Thirty-four new laptop computers, among other things, were purchased recently with electrical savings generated by solar panels installed about 2 years ago at Stead Elementary School.
Electrical savings of $12,328 in 2017, along with a smaller amount generated in 2016, also allowed the school to purchase a buddy bench and an electronic system for visitors to sign in and print a name badge.
The buddy bench is a tool to eliminate loneliness and encourage friendship on the playground. Children who want someone to play with can sit there and classmates are encouraged to include them in activity.
Principal Susan Egloff said the Hewlett-Packard laptop computers are for classroom use and have freed up space in the school’s lab.
“The students can take assessments in the classroom instead of going to the computer lab,” Egloff said. “We have computer classes all day; and if we have to do testing, all that gets cancelled. It’s nice to have these extra devices.”
Plans for future savings include the purchase of iPads for use during small group instruction, Egloff said.
The solar project was the result of a partnership between NV Energy and the Washoe County School District. It saves approximately $16,500 on the school’s electric bill, with 25 percent of the savings placed in an account to maintain the system. Under terms of the partnership, the money saved was allocated to programs and services to benefit the school and its students.
“Students are living this lesson and learning that renewable energy and energy conservation can have a direct and positive impact on their lives,” said Jason Geddes, district energy conservation and sustainability program coordinator. “The students also get the direct benefit from the energy savings through the computers that can better their educational experience.”
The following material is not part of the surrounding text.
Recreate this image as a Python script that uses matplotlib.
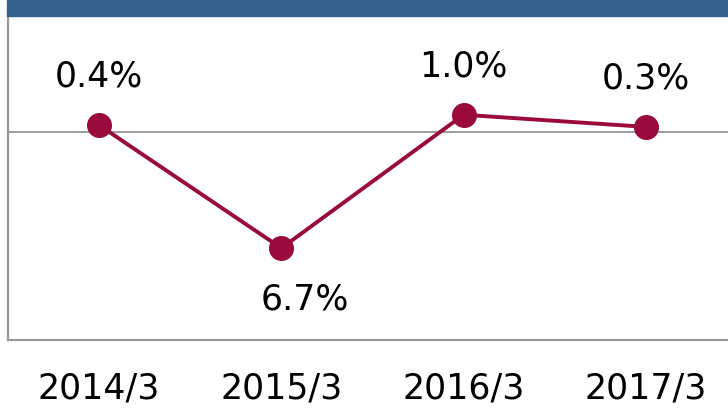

Under legislation passed in 2013, electrical utilities statewide were required to create a Lower Income Solar Energy Pilot Program to benefit low-income customers, including homeless shelters, low-income housing developments, and schools with significant populations of low-income students. NV Energy proposed installing photovoltaic solar systems at Title I schools for this pilot program, and asked district staff to look at suitable Title I schools that have sufficient space available for a ground-mounted photovoltaic solar system. District staff identified Stead Elementary as a site that met both requirements. NV Energy customers covered costs for the solar project.
Geddes said the state Public Utility Commission is expected to decide this summer whether it’ll continue this program.
“There was a pot of money the legislature allocated to install 235 megawatts of solar and there was a budget to do it and it came in under budget by about $40 million and the PUC is deciding how to spend it,” Geddes said.
Thirty-six of the district’s almost 100 schools have had solar installed under various programs during the last decade, the earliest ones being Gerlach High School and Johnson and Natchez elementary schools.
Solar saves the district about $602,000 annually, Geddes said.